Romo, you say? Well, he’s doing his best Tebow, isn’t he? Just ugly enough to be effective.
But again we caution: There’s lots of time left and if the second half is as riveting as the first, I’m pretty sure I’ll nap and you should tell me what happened.
If this was the NCAA, this would be that LSU-Alabama Game Of The Century. And we know how that worked out, don’t we?
Enrique Iglesias? Oh, how I hate halftimes of big TV games.
Tony Tebow, er Tim Romo, ah, Tony Romo throws two interceptions in the first quarter and you’re looking like a genius.
Then he pulls out a win with a pretty good final drive and you get the win when the Dolphins cover.
How do you do this?
I hope you OD on tryptophan tonight and sleep through the weekend because you’re going to be insufferable if you have a good Sunday.
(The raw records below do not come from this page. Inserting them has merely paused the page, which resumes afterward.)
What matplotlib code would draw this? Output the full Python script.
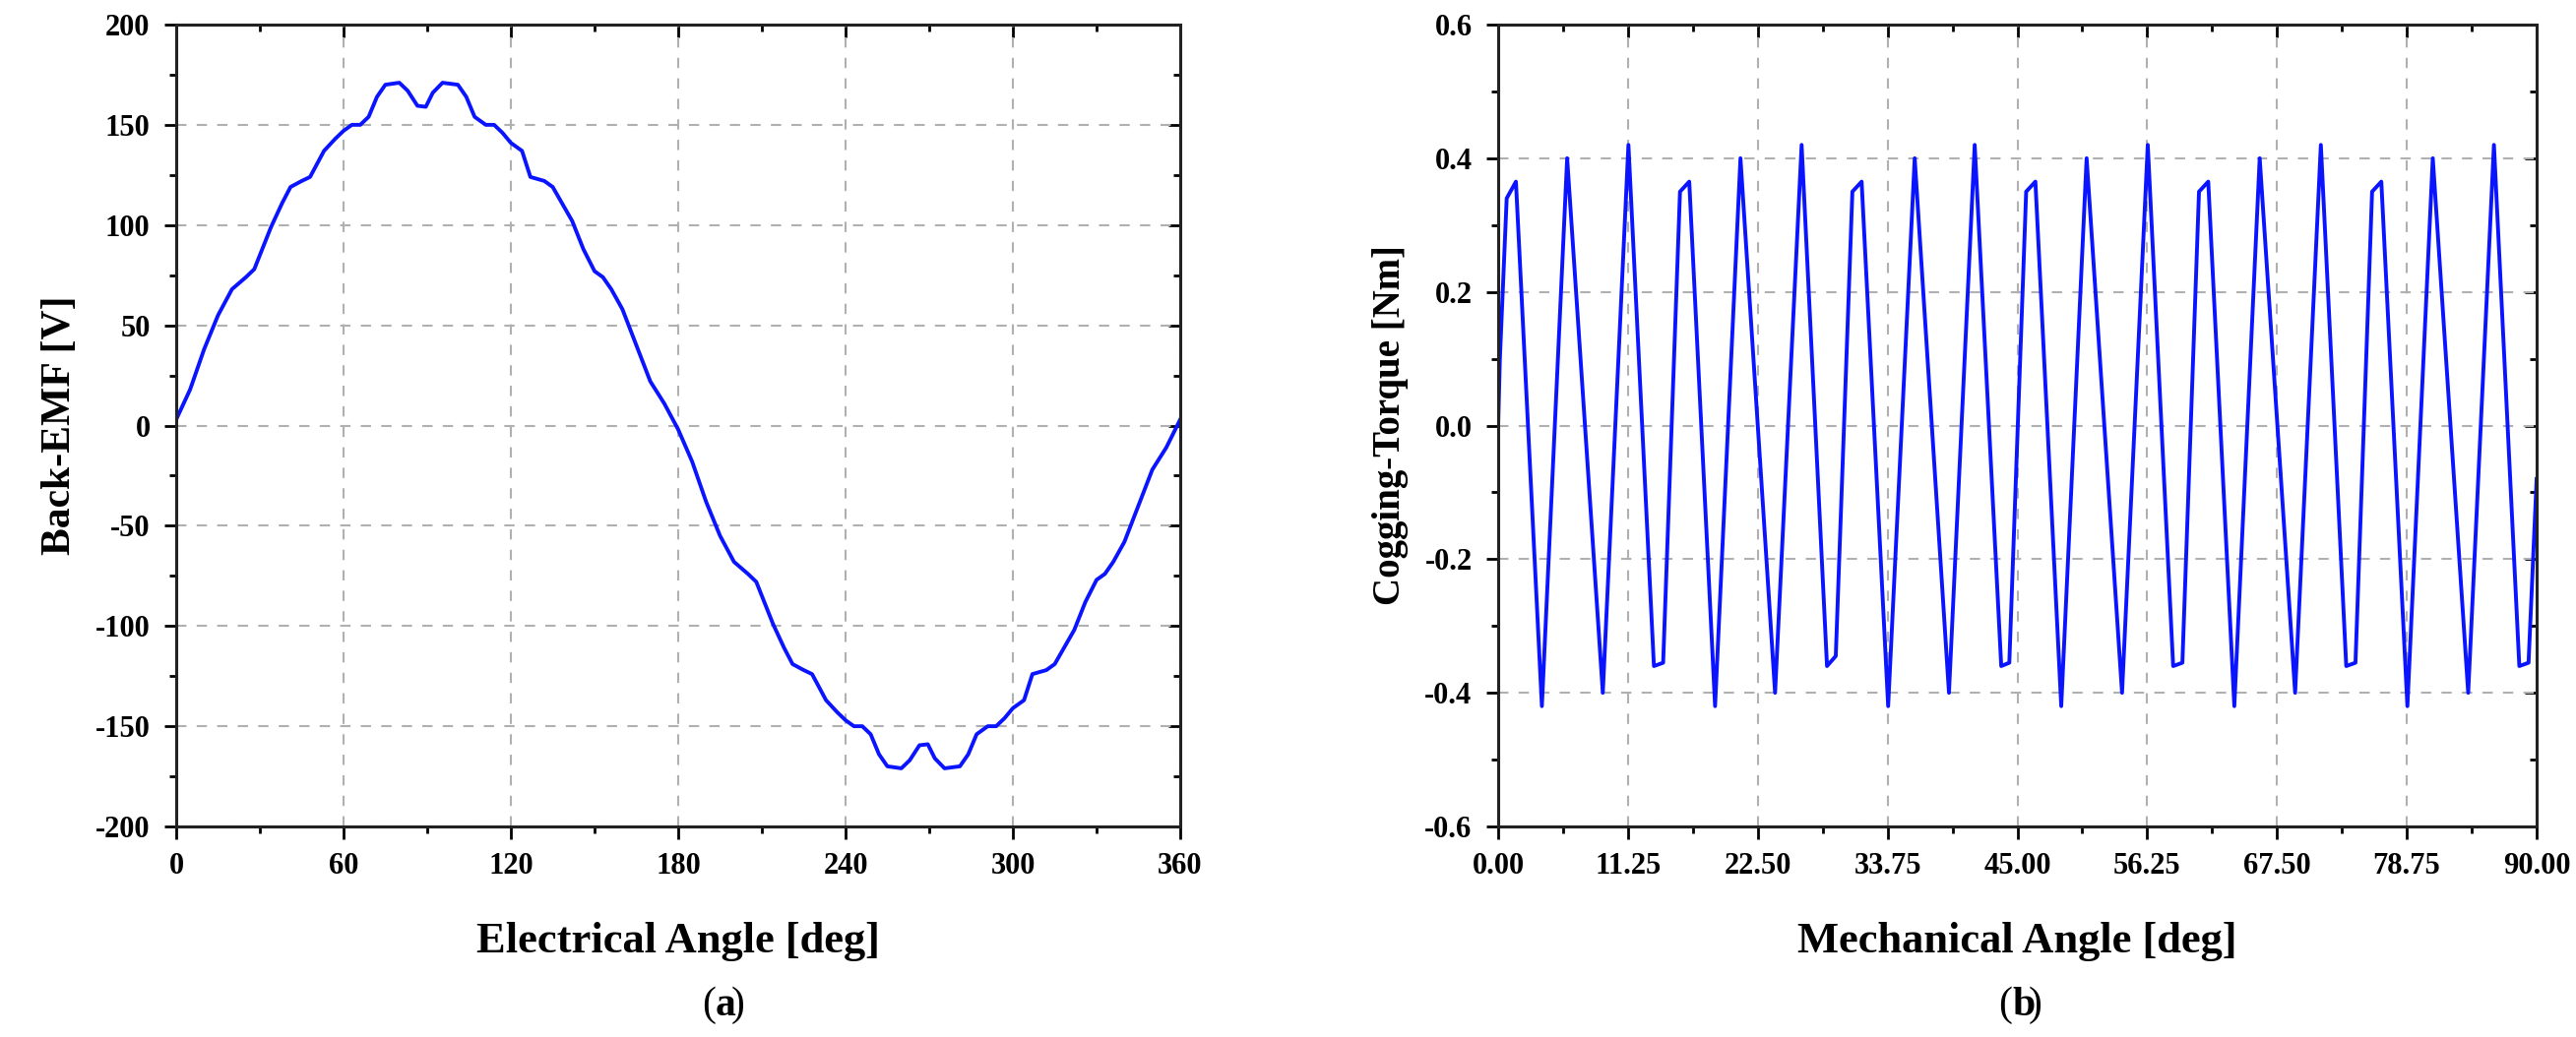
import matplotlib
matplotlib.use("Agg")
import matplotlib.pyplot as plt
from matplotlib.ticker import MultipleLocator, FormatStrFormatter

emf_angle = [0, 5, 10, 15, 20, 25, 28, 30, 34, 38, 41, 45, 48, 53, 57, 60, 63, 66, 69, 72, 75, 80, 83, 86.5,
             89.5, 92, 95.5, 101, 104, 107, 111, 114, 117, 120, 124, 127, 132, 135, 142, 146, 150, 153, 156,
             160, 165, 170, 175,
             180, 185, 190, 195, 200, 205, 208, 210, 214, 218, 221, 225, 228, 233, 237, 240, 243, 246, 249, 252,
             255, 260, 263, 266.5, 269.5, 272, 275.5, 281, 284, 287, 291, 294, 297, 300, 304, 307, 312, 315,
             322, 326, 330, 333, 336, 340, 345, 350, 355, 360]
emf_value = [3, 18, 38, 55, 68, 74, 78, 85, 99, 111, 119, 122, 124, 137, 143, 147, 150, 150, 154, 164, 170, 171,
             167, 159.5, 159, 166, 171, 170, 164, 154, 150, 150, 146, 141, 137, 124, 122, 119, 102, 88, 77, 74,
             68, 58, 40, 22, 11,
             -2, -18, -38, -55, -68, -74, -78, -85, -99, -111, -119, -122, -124, -137, -143, -147, -150, -150,
             -154, -164, -170, -171, -167, -159.5, -159, -166, -171, -170, -164, -154, -150, -150, -146, -141,
             -137, -124, -122, -119, -102, -88, -77, -74, -68, -58, -40, -22, -11, 3]

cog_angle = [0, 0.15, 0.74, 1.54, 3.79, 5.98, 9.07, 11.29, 13.5, 14.3,
             15.76, 16.56, 18.8, 21.0, 24.0, 26.3, 28.5, 29.26,
             30.7, 31.5, 33.8, 36.1, 39.07, 41.3, 43.6, 44.3,
             45.76, 46.56, 48.8, 51.0, 54.07, 56.3, 58.5, 59.3,
             60.74, 61.54, 63.8, 66.0, 69.07, 71.3, 73.5, 74.3,
             75.74, 76.54, 78.8, 81.0, 84.07, 86.3, 88.5, 89.3, 90.0]
cog_value = [0.0, 0.1, 0.34, 0.365, -0.42, 0.40, -0.40, 0.42, -0.36, -0.355,
             0.35, 0.365, -0.42, 0.40, -0.40, 0.42, -0.36, -0.345,
             0.35, 0.365, -0.42, 0.40, -0.40, 0.42, -0.36, -0.355,
             0.35, 0.365, -0.42, 0.40, -0.40, 0.42, -0.36, -0.355,
             0.35, 0.365, -0.42, 0.40, -0.40, 0.42, -0.36, -0.355,
             0.35, 0.365, -0.42, 0.40, -0.40, 0.42, -0.36, -0.355, -0.08]

plt.rcParams['font.family'] = ['Liberation Serif', 'DejaVu Serif']
plt.rcParams['font.weight'] = 'bold'
plt.rcParams['axes.unicode_minus'] = False

W, H = 2617, 1054
fig = plt.figure(figsize=(W / 100, H / 100), dpi=100)
top, bot = 25, 840
ax1 = fig.add_axes([179 / W, 1 - bot / H, (1199 - 179) / W, (bot - top) / H])
ax2 = fig.add_axes([1522 / W, 1 - bot / H, (2577 - 1522) / W, (bot - top) / H])


def style(ax):
    for s in ax.spines.values():
        s.set_linewidth(2.2)
        s.set_color('#222222')
    ax.grid(True, which='major', linestyle=(0, (5, 5)), color='#b0b0b0', linewidth=1.5)
    ax.tick_params(which='both', direction='out', width=2, labelsize=22, top=False, right=False)
    ax.tick_params(which='major', length=9, pad=10)
    ax.tick_params(which='minor', length=5)
    for lab in ax.get_xticklabels() + ax.get_yticklabels():
        lab.set_fontweight('bold')


ax1.plot(emf_angle, emf_value, color='#0a14ff', linewidth=2.8)
ax1.set_xlim(0, 360)
ax1.set_ylim(-200, 200)
ax1.xaxis.set_major_locator(MultipleLocator(60))
ax1.xaxis.set_minor_locator(MultipleLocator(30))
ax1.yaxis.set_major_locator(MultipleLocator(50))
ax1.yaxis.set_minor_locator(MultipleLocator(25))
style(ax1)
ax1.set_xlabel('Electrical Angle [deg]', fontsize=32, fontweight='bold', labelpad=30)
ax1.set_ylabel('Back-EMF [V]', fontsize=30, fontweight='bold', labelpad=12)

ax2.plot(cog_angle, cog_value, color='#0a14ff', linewidth=2.8)
ax2.set_xlim(0, 90)
ax2.set_ylim(-0.6, 0.6)
ax2.xaxis.set_major_locator(MultipleLocator(11.25))
ax2.xaxis.set_minor_locator(MultipleLocator(5.625))
ax2.xaxis.set_major_formatter(FormatStrFormatter('%.2f'))
ax2.yaxis.set_major_locator(MultipleLocator(0.2))
ax2.yaxis.set_minor_locator(MultipleLocator(0.1))
ax2.yaxis.set_major_formatter(FormatStrFormatter('%.1f'))
style(ax2)
ax2.set_xlabel('Mechanical Angle [deg]', fontsize=32, fontweight='bold', labelpad=30)
ax2.set_ylabel('Cogging-Torque [Nm]', fontsize=28, fontweight='bold', labelpad=12)

for ax in (ax1, ax2):
    sx = ax.secondary_xaxis('top')
    sx.xaxis.set_major_locator(ax.xaxis.get_major_locator())
    sx.xaxis.set_minor_locator(ax.xaxis.get_minor_locator())
    sx.tick_params(which='both', direction='in', labeltop=False, width=2)
    sx.tick_params(which='major', length=9)
    sx.tick_params(which='minor', length=5)
    sy = ax.secondary_yaxis('right')
    sy.yaxis.set_major_locator(ax.yaxis.get_major_locator())
    sy.yaxis.set_minor_locator(ax.yaxis.get_minor_locator())
    sy.tick_params(which='both', direction='in', labelright=False, width=2)
    sy.tick_params(which='major', length=9)
    sy.tick_params(which='minor', length=5)

ya = 1 - 1022 / H
fig.text(727 / W, ya, '(', fontsize=30, fontweight='normal', ha='right', va='center')
fig.text(727 / W, ya, 'a', fontsize=30, fontweight='bold', ha='left', va='center')
fig.text(743 / W, ya, ')', fontsize=30, fontweight='normal', ha='left', va='center')
fig.text(2044 / W, ya, '(', fontsize=30, fontweight='normal', ha='right', va='center')
fig.text(2044 / W, ya, 'b', fontsize=30, fontweight='bold', ha='left', va='center')
fig.text(2061 / W, ya, ')', fontsize=30, fontweight='normal', ha='left', va='center')

fig.savefig('out.png', dpi=100)
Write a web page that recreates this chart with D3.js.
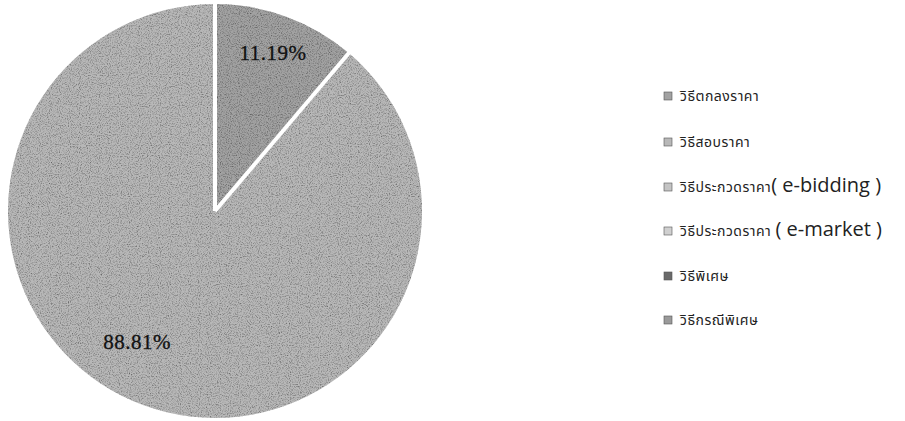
<!DOCTYPE html>
<html>
<head>
<meta charset="utf-8">
<script src="https://cdn.jsdelivr.net/npm/d3@7"></script>
<style>
body { margin: 0; background: #fff; }
</style>
</head>
<body>
<script>
var w = 905;
var h = 421;

// data
var categories = ["วิธีตกลงราคา", "วิธีสอบราคา", "วิธีประกวดราคา", "วิธีประกวดราคา ", "วิธีพิเศษ", "วิธีกรณีพิเศษ"];
var suffixes = ["", "", "( e-bidding )", "( e-market )", "", ""];
var values = [11.19, 88.81, 0, 0, 0, 0];
var labels = ["11.19%", "88.81%", "", "", "", ""];
var colors = ["#a2a2a2", "#b8b8b8", "#c4c4c4", "#d0d0d0", "#6a6a6a", "#9a9a9a"];

var svg = d3.select("body")
  .append("svg")
  .attr("width", w)
  .attr("height", h);

// grainy texture like the scan
var defs = svg.append("defs");
var f = defs.append("filter").attr("id", "grain").attr("x", 0).attr("y", 0).attr("width", 1).attr("height", 1);
f.append("feTurbulence").attr("type", "fractalNoise").attr("baseFrequency", 0.9).attr("numOctaves", 2).attr("seed", 3).attr("result", "noise");
f.append("feColorMatrix").attr("in", "noise").attr("type", "matrix")
  .attr("values", "0 0 0 0 0  0 0 0 0 0  0 0 0 0 0  0 0 0 -1.6 0.9").attr("result", "dots");
f.append("feComposite").attr("in", "dots").attr("in2", "SourceGraphic").attr("operator", "in").attr("result", "dotsIn");
f.append("feMerge").selectAll("feMergeNode").data(["SourceGraphic", "dotsIn"]).enter()
  .append("feMergeNode").attr("in", function(d) { return d; });

var cx = 215, cy = 211, r = 207;

var pie = d3.pie().sort(null).value(function(d) { return d; });
var arc = d3.arc().innerRadius(0).outerRadius(r);

var g = svg.append("g").attr("transform", "translate(" + cx + "," + cy + ")");

var arcs = pie(values).filter(function(d) { return d.value > 0; });

g.append("g").attr("filter", "url(#grain)")
  .selectAll("path")
  .data(arcs)
  .enter()
  .append("path")
  .attr("d", arc)
  .attr("fill", function(d) { return colors[d.index]; });

// white separators
g.selectAll("line.sep")
  .data(arcs)
  .enter()
  .append("line")
  .attr("class", "sep")
  .attr("x1", 0).attr("y1", 0)
  .attr("x2", function(d) { return Math.sin(d.startAngle) * (r + 2); })
  .attr("y2", function(d) { return -Math.cos(d.startAngle) * (r + 2); })
  .attr("stroke", "#fff")
  .attr("stroke-width", 4);

var labelPos = [[58, -151], [-78, 138]];
g.selectAll("text.pct")
  .data(arcs)
  .enter()
  .append("text")
  .attr("class", "pct")
  .attr("x", function(d, i) { return labelPos[i][0]; })
  .attr("y", function(d, i) { return labelPos[i][1]; })
  .attr("text-anchor", "middle")
  .attr("font-family", "'Liberation Serif', serif")
  .attr("font-size", "21px")
  .attr("letter-spacing", "0.5px")
  .attr("fill", "#111")
  .attr("stroke", "#111")
  .attr("stroke-width", 0.3)
  .text(function(d) { return labels[d.index]; });

// legend
var legend = svg.append("g").attr("transform", "translate(664,0)");
var rowY = [101, 147, 192, 236, 281, 325];

var item = legend.selectAll("g")
  .data(categories)
  .enter()
  .append("g")
  .attr("transform", function(d, i) { return "translate(0," + rowY[i] + ")"; });

item.append("rect")
  .attr("x", 0).attr("y", -9)
  .attr("width", 8).attr("height", 8)
  .attr("fill", function(d, i) { return colors[i]; })
  .attr("stroke", "#555")
  .attr("stroke-width", 0.6);

var t = item.append("text")
  .attr("x", 16).attr("y", 0)
  .attr("fill", "#222");
t.append("tspan")
  .attr("font-family", "'Noto Sans Thai', 'Noto Sans', sans-serif")
  .attr("font-size", "14px")
  .attr("letter-spacing", "0.5px")
  .text(function(d) { return d; });
t.append("tspan")
  .attr("font-family", "'Open Sans', 'Liberation Sans', sans-serif")
  .attr("font-size", "20px")
  .attr("letter-spacing", "0px")
  .text(function(d, i) { return suffixes[i]; });
</script>
</body>
</html>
Forget that the Dolphins looked like the Dolphins at times (breath a sigh of relief Buffalonians, your Bills might not now finish last in the AFC East), the Cowboys played well when they had to and all of a sudden doesn’t the NFC East look a whole lot more interesting.
No Leon Lett memories, either.
But five lead changes, a pretty exciting second half and it kind of bailed out a long afternoon in front of the TV, didn’t it?
That’ll be it for me now, I know when I’m licked. I’ll watch Harbaugh-Harbaugh for a bit but 5 a.m. comes early and I know I’m going to have nightmares of you laughing at me.